La terza parola appare come lo specchio rivelatore, conservatore equiparato a misogino e omofobo. Francamente inaccettabile fino a non molto tempo fa, nel nostro tempo non scegliere la (facile) strada progressista se sei nel mondo dello spettacolo suona come un marchio di infamia. Di Delon hanno scritto che aveva simpatia per la destra estrema, già perché secondo loro la destra è sempre estrema non destra e basta, che era reazionario e nazionalista, «fieramente aderente al modello patriarcale e platealmente fascistoide», scrive ancora gay.it.
Peccato, sono peggiorati anche loro, Alain un tempo era amatissimo dagli omosessuali (chiedere a Luchino Visconti), persino elevato a icona di stile, poi hanno scoperto che era destrorso e allora gli preferiscono Ralf Schumacher. La sempreverde Natalia Aspesi su Repubblica non può fare a meno di ricordare che la bellezza di Delon era ormai sfiorita (eh, cara, si invecchia tutti se non si muore giovani), addirittura sfasciata dalle borse sotto gli occhi, niente rispetto alla colpa assoluta, essere stato un sostenitore dei Le Pen, prima di Jean-Marie poi di Marine, in un mondo dove gli artisti (e i giornalisti) sono tutti di sinistra.
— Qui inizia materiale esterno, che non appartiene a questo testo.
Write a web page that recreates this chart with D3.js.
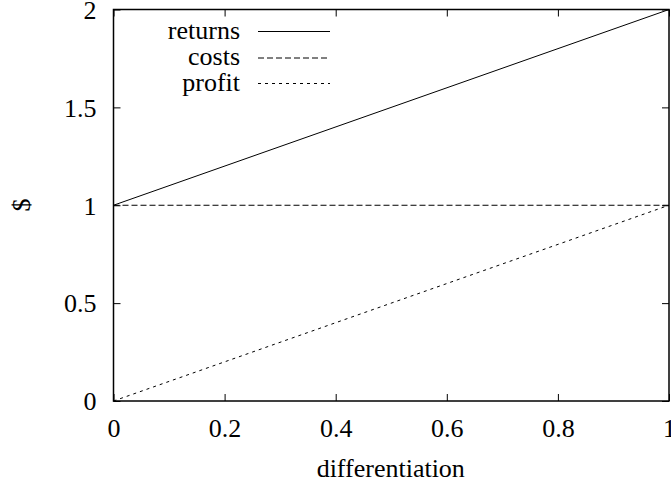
<!DOCTYPE html>
<html><head><meta charset="utf-8">
<script src="https://cdn.jsdelivr.net/npm/d3@7"></script>
<style>body{margin:0;background:#fff}svg{display:block}</style>
</head><body><svg id="c" width="671" height="484"></svg>
<script>
const xTicks = [0, 0.2, 0.4, 0.6, 0.8, 1];
const xTickLabels = ["0", "0.2", "0.4", "0.6", "0.8", "1"];
const yTicks = [0, 0.5, 1, 1.5, 2];
const yTickLabels = ["0", "0.5", "1", "1.5", "2"];
const xValues = [0, 1];
const returns = [1, 2];
const costs = [1, 1];
const profit = [0, 1];
const seriesNames = ["returns", "costs", "profit"];
const dashes = [null, "6,3", "3,4"];

const FONT = "'Liberation Serif', 'DejaVu Serif', serif";
const FS = "26px";
const svg = d3.select("#c");
const L = 113.5, R = 669, T = 9.5, B = 401;
const x = d3.scaleLinear().domain([0, 1]).range([L, R]);
const y = d3.scaleLinear().domain([0, 2]).range([B, T]);
const tl = 7;

svg.append("g").attr("transform", `translate(0,${B})`)
  .call(d3.axisBottom(x).tickValues(xTicks).tickFormat((d,i)=>xTickLabels[i]).tickSize(-tl))
  .call(g=>{g.select(".domain").remove(); g.selectAll("text").attr("y",35.5).attr("dy",null);});
svg.append("g").attr("transform", `translate(0,${T})`)
  .call(d3.axisTop(x).tickValues(xTicks).tickFormat("").tickSize(-tl))
  .call(g=>g.select(".domain").remove());
svg.append("g").attr("transform", `translate(${L},0)`)
  .call(d3.axisLeft(y).tickValues(yTicks).tickFormat((d,i)=>yTickLabels[i]).tickSize(-tl))
  .call(g=>{g.select(".domain").remove(); g.selectAll("text").attr("x",-17).attr("dy","0.34em");});
svg.append("g").attr("transform", `translate(${R},0)`)
  .call(d3.axisRight(y).tickValues(yTicks).tickFormat("").tickSize(-tl))
  .call(g=>g.select(".domain").remove());
svg.selectAll(".tick line").attr("stroke","#000").attr("stroke-width",1);
svg.selectAll(".tick text").attr("fill","#000");

svg.append("rect").attr("x",L).attr("y",T).attr("width",R-L).attr("height",B-T)
  .attr("fill","none").attr("stroke","#000").attr("stroke-width",1.5);

const data = [returns, costs, profit];
const line = d3.line().x((d,i)=>x(xValues[i])).y(d=>y(d));
data.forEach((s,k)=>{
  svg.append("path").datum(s).attr("d",line).attr("fill","none").attr("stroke","#000")
    .attr("stroke-width",1).attr("stroke-dasharray",dashes[k]);
});

const ly = [31.5, 58, 83.5];
seriesNames.forEach((n,k)=>{
  svg.append("text").attr("x",240).attr("y",ly[k]+7).attr("text-anchor","end").text(n);
  svg.append("line").attr("x1",258).attr("x2",330).attr("y1",ly[k]).attr("y2",ly[k])
    .attr("stroke","#000").attr("stroke-width",1).attr("stroke-dasharray",dashes[k]);
});

svg.append("text").attr("x",(L+R)/2 - 0.5).attr("y",477).attr("text-anchor","middle").text("differentiation");
svg.append("text").attr("transform","translate(29.5,205) rotate(-90)").attr("text-anchor","middle").text("$");
svg.selectAll("text").style("font-family",FONT).style("font-size",FS).attr("fill","#000");
</script></body></html>
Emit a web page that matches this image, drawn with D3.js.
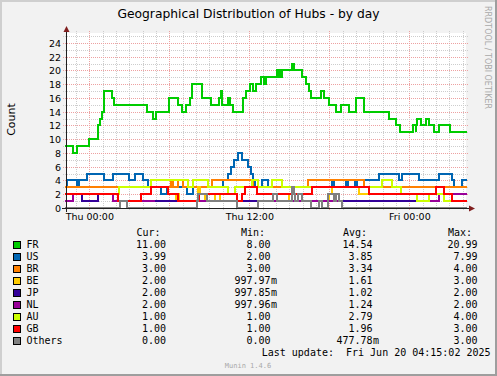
<!DOCTYPE html>
<html>
<head>
<meta charset="utf-8">
<script src="https://cdn.jsdelivr.net/npm/d3@7"></script>
<style>
html, body { margin: 0; padding: 0; background: #f2f2f2; }
svg { display: block; }
</style>
</head>
<body>
<div id="chart"></div>
<script>
// series names + munin colours, drawn in this order
var names  = ["FR", "US", "BR", "BE", "JP", "NL", "AU", "GB", "Others"];
var colors = ["#00cc00", "#0066b3", "#ff8000", "#ffcc00", "#330099", "#990099", "#ccff00", "#ff0000", "#808080"];

// step data: [hours since Thu 00:00, value]  (null = unknown)
var fr = [[-1.75,9],[-1.22,8],[-0.92,9],[0,10],[0.65,12],[0.80,13],[0.95,14],[1.10,17],[1.70,16],[1.85,15],
  [4.33,14],[4.78,13],[5.00,14],[5.98,16],[6.67,15],[6.95,14],[7.25,15],[7.55,16],[7.72,18],[8.47,16],
  [9.10,15],[9.73,16],[9.85,17],[9.95,15],[10.40,16],[10.55,15],[10.78,14],[11.53,16],[11.77,17],[12.03,18],
  [12.28,17],[12.48,18],[12.85,19],[13.10,18],[13.25,19],[14.10,20],[14.19,19],[14.30,20],[14.38,19],[14.45,20],
  [15.20,21],[15.35,20],[15.97,19],[16.23,18],[16.48,17],[16.60,16],[17.35,17],[17.60,16],[17.98,15],[18.48,14],
  [18.85,15],[19.48,14],[19.98,16],[20.60,14],[22.48,13],[23.02,12],[23.28,11],[24.28,12],[24.48,11],[24.52,12],
  [24.60,13],[24.85,12],[25.23,13],[25.48,12],[25.85,11],[26.23,12],[27.03,11]];
var us = [[-1.75,3],[-1.67,4],[-0.92,3],[-0.77,4],[-0.17,5],[1.08,4],[1.75,5],[3.00,4],[3.43,5],[4.00,4],
  [4.42,3],[5.38,2],[5.83,3],[7.33,2],[7.78,3],[10.06,4],[10.42,5],[10.63,6],[10.87,7],[11.17,8],
  [11.43,7],[11.92,6],[12.13,5],[12.30,4],[12.43,3],[12.93,4],[13.38,3],[18.20,4],[18.35,3],[19.25,4],
  [19.40,3],[19.93,4],[20.08,3],[20.60,4],[21.73,5],[23.23,4],[23.45,5],[24.73,4],[26.23,5],[27.20,4],
  [27.35,3],[27.95,4]];
var br = [[-1.75,3],[6.13,4],[6.28,3],[6.65,4],[7.03,3],[9.18,4],[12.30,3],[16.42,4],[20.60,3]];
var be = [[-1.75,2],[2.13,1],[6.50,2],[6.69,1],[8.13,3],[8.30,2],[8.68,1],[9.43,2],[9.80,1],[14.98,2],
  [15.42,1],[17.98,2],[18.20,3],[20.23,2]];
var jp = [[-1.75,1],[-1.25,2],[-0.55,1],[0.67,2],[1.75,1],[24.58,2]];
var nl = [[-1.75,1],[-1.25,2],[1.75,1],[4.87,null],[8.22,1],[11.05,null],[12.67,1],[18.95,null],[25.48,1],[26.23,2]];
var au = [[-1.75,2],[2.25,3],[4.63,4],[7.38,3],[7.75,4],[8.92,3],[10.42,2],[10.93,3],[12.18,4],[12.67,3],
  [13.68,4],[14.43,3],[21.97,4],[22.68,3],[23.35,2],[24.58,1],[25.48,2],[26.60,1]];
var gb = [[-1.75,2],[2.13,1],[3.88,2],[4.63,3],[5.88,2],[6.63,1],[8.25,2],[11.05,1],[11.43,2],[11.68,3],
  [12.55,2],[16.68,3],[20.98,2],[25.98,3],[26.60,2],[27.20,1]];
var others = [[-1.75,0],[2.30,1],[2.80,0],[8.08,1],[8.15,2],[8.83,1],[11.05,0],[12.67,1],[13.78,2],[14.10,1],
  [15.20,3],[15.35,2],[15.42,1],[15.65,2],[15.97,1],[16.60,0],[17.23,1],[17.45,0],[17.90,2],[18.35,1],
  [18.50,2],[18.73,1],[18.95,0]];
var series = [fr, us, br, be, jp, nl, au, gb, others];

// legend figures
var curVals = [11.00, 3.99, 3.00, 2.00, 2.00, 2.00, 1.00, 1.00, 0.00];
var minVals = [8.00, 2.00, 3.00, 0.99797, 0.99785, 0.99796, 1.00, 1.00, 0.00];
var avgVals = [14.54, 3.85, 3.34, 1.61, 1.02, 1.24, 2.79, 1.96, 0.47778];
var maxVals = [20.99, 7.99, 4.00, 3.00, 2.00, 2.00, 4.00, 3.00, 3.00];
var yTicks = [0, 2, 4, 6, 8, 10, 12, 14, 16, 18, 20, 22, 24];
var yMax = 25.45;

var W = 497, H = 376;
var t0 = new Date(2025, 5, 19, 0, 0, 0);          // Thu 00:00
var tStart = new Date(2025, 5, 18, 22, 15, 2);
var tEnd = new Date(2025, 5, 20, 4, 15, 2);
function at(h) { return new Date(+t0 + h * 3600e3); }

var x = d3.scaleTime().domain([tStart, tEnd]).range([66, 466]).clamp(true);
var y = d3.scaleLinear().domain([0, yMax]).range([208, 33]);

var svg = d3.select("#chart").append("svg")
    .attr("width", W)
    .attr("height", H)
    .attr("shape-rendering", "crispEdges");

// background + 3d frame
svg.append("rect").attr("width", W).attr("height", H).attr("fill", "#f2f2f2");
svg.append("rect").attr("x", 0).attr("y", 0).attr("width", W).attr("height", 2).attr("fill", "#cfcfcf");
svg.append("rect").attr("x", 0).attr("y", 0).attr("width", 2).attr("height", H).attr("fill", "#cfcfcf");
svg.append("rect").attr("x", 0).attr("y", H - 2).attr("width", W).attr("height", 2).attr("fill", "#9e9e9e");
svg.append("rect").attr("x", W - 2).attr("y", 0).attr("width", 2).attr("height", H).attr("fill", "#9e9e9e");

// canvas
svg.append("rect").attr("x", 66).attr("y", 33).attr("width", 400).attr("height", 175).attr("fill", "#ffffff");

// grid
var grid = svg.append("g").attr("stroke-dasharray", "1,1").attr("stroke-width", 1);
x.ticks(d3.timeHour.every(1)).forEach(function(t) {
  var xx = Math.round(x(t)) + 0.5;
  var major = t.getHours() % 6 == 0;
  grid.append("line")
      .attr("x1", xx).attr("x2", xx).attr("y1", 31).attr("y2", 211)
      .attr("stroke", major ? "#eda1a1" : "#cdcdcd");
});
d3.range(1, 26).forEach(function(v) {
  var yy = Math.round(y(v)) + 0.5;
  grid.append("line")
      .attr("x1", 63).attr("x2", 469).attr("y1", yy).attr("y2", yy)
      .attr("stroke", v % 2 == 0 ? "#eda1a1" : "#cdcdcd");
});

// turn [t, v] change points into explicit steps
function steps(s) {
  var pts = [];
  for (var i = 0; i < s.length; i++) {
    var tEndSeg = i + 1 < s.length ? at(s[i + 1][0]) : tEnd;
    pts.push({t: at(s[i][0]), v: s[i][1]});
    pts.push({t: tEndSeg, v: s[i][1]});
  }
  return pts;
}

var line = d3.line()
    .defined(function(d) { return d.v != null; })
    .x(function(d) { return Math.round(x(d.t)); })
    .y(function(d) { return Math.round(y(d.v)); });

var plot = svg.append("g");
series.forEach(function(s, i) {
  plot.append("path")
      .attr("d", line(steps(s)))
      .attr("fill", "none")
      .attr("stroke", colors[i])
      .attr("stroke-width", 2)
      .attr("stroke-linejoin", "miter")
      .attr("stroke-linecap", "square");
});

// axes lines + arrows
svg.append("line").attr("x1", 62).attr("x2", 470).attr("y1", 208.5).attr("y2", 208.5)
    .attr("stroke", "#1f1f1f");
svg.append("line").attr("x1", 66.5).attr("x2", 66.5).attr("y1", 212).attr("y2", 29)
    .attr("stroke", "#1f1f1f");
svg.append("path").attr("d", "M469,205.5L475,208.5L469,211.5Z").attr("fill", "#801f1f")
    .attr("shape-rendering", "auto");
svg.append("path").attr("d", "M63.5,32L66.5,26L69.5,32Z").attr("fill", "#801f1f")
    .attr("shape-rendering", "auto");

// axis labels through d3 axes
var xAxis = d3.axisBottom(x)
    .ticks(d3.timeHour.every(12))
    .tickFormat(d3.timeFormat("%a %H:%M"))
    .tickSize(0)
    .tickPadding(0);
var gx = svg.append("g").attr("transform", "translate(0,220)").call(xAxis);
gx.select(".domain").remove();
gx.selectAll("text")
    .attr("dy", 0)
    .attr("font-family", "DejaVu Sans")
    .attr("font-size", 9.5)
    .attr("fill", "#000");

var yAxis = d3.axisLeft(y).tickValues(yTicks).tickSize(0).tickPadding(0);
var gy = svg.append("g").attr("transform", "translate(61,0)").call(yAxis);
gy.select(".domain").remove();
gy.selectAll("text")
    .attr("dy", "0.36em")
    .attr("x", 0)
    .attr("font-family", "DejaVu Sans")
    .attr("font-size", 9.5)
    .attr("fill", "#000");

// title, vertical label, watermark
svg.append("text")
    .attr("x", 248.5).attr("y", 17.5)
    .attr("text-anchor", "middle")
    .attr("font-family", "DejaVu Sans")
    .attr("font-size", 12.3)
    .text("Geographical Distribution of Hubs - by day");

svg.append("text")
    .attr("transform", "translate(15,119.5) rotate(-90)")
    .attr("text-anchor", "middle")
    .attr("font-family", "DejaVu Sans")
    .attr("font-size", 11)
    .text("Count");

svg.append("text")
    .attr("transform", "translate(485,6) rotate(90)")
    .attr("font-family", "DejaVu Sans")
    .attr("font-size", 8)
    .attr("fill", "#a9a9a9")
    .text("RRDTOOL / TOBI OETIKER");

// legend
function fmt(v) {
  if (v != 0 && Math.abs(v) < 1) return {n: (v * 1000).toFixed(2), s: "m"};
  return {n: v.toFixed(2), s: ""};
}
var leg = svg.append("g")
    .attr("font-family", "DejaVu Sans Mono")
    .attr("font-size", 10)
    .attr("fill", "#000");
var colEnds = [166, 270.5, 372.5, 477.5];
var heads = ["Cur:", "Min:", "Avg:", "Max:"];
var cols = [curVals, minVals, avgVals, maxVals];
heads.forEach(function(h, c) {
  leg.append("text").attr("x", colEnds[c] - 29.5).attr("y", 236).text(h);
});
names.forEach(function(name, i) {
  var by = 248 + i * 12;
  leg.append("rect")
      .attr("x", 13.5).attr("y", by - 6.5)
      .attr("width", 7).attr("height", 7)
      .attr("fill", colors[i])
      .attr("stroke", "#000");
  leg.append("text").attr("x", 26.5).attr("y", by).text(name);
  cols.forEach(function(vals, c) {
    var f = fmt(vals[i]);
    leg.append("text").attr("x", colEnds[c]).attr("y", by)
        .attr("text-anchor", "end").text(f.n);
    if (f.s) leg.append("text").attr("x", colEnds[c] + 0.5).attr("y", by).text(f.s);
  });
});
leg.append("text")
    .attr("x", 490.5).attr("y", 356)
    .attr("text-anchor", "end")
    .style("white-space", "pre")
    .text("Last update:  Fri Jun 20 04:15:02 2025");

svg.append("text")
    .attr("x", 248).attr("y", 368)
    .attr("text-anchor", "middle")
    .attr("font-family", "DejaVu Sans Mono")
    .attr("font-size", 7)
    .attr("fill", "#a9a9a9")
    .text("Munin 1.4.6");
</script>
</body>
</html>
Una non-notizia, lo showbiz aveva già deliberato in tal senso, guastandogli la Palma d’Oro a Cannes nel 2019 con la contestazione delle avvelenate del #metoo, difficile le abbia danneggiate lui direttamente.
Che belli i tempi di mia madre, lei e le sue amiche innamorate di Alain Delon, inarrivabile sogno ad occhi aperti, sposavano maschi gaglioffi ma senza dubbio maschi, proiettavano l’immagine dei divi nei loro uomini e ben più di frequente di quanto si possa pensare li facevano impazzire. Ogni donna adora un fascista, / La scarpa in faccia, il brutale/ Cuore di un bruto a te uguale, lo scriveva la poetessa Sylvia Plath, non una qualunque.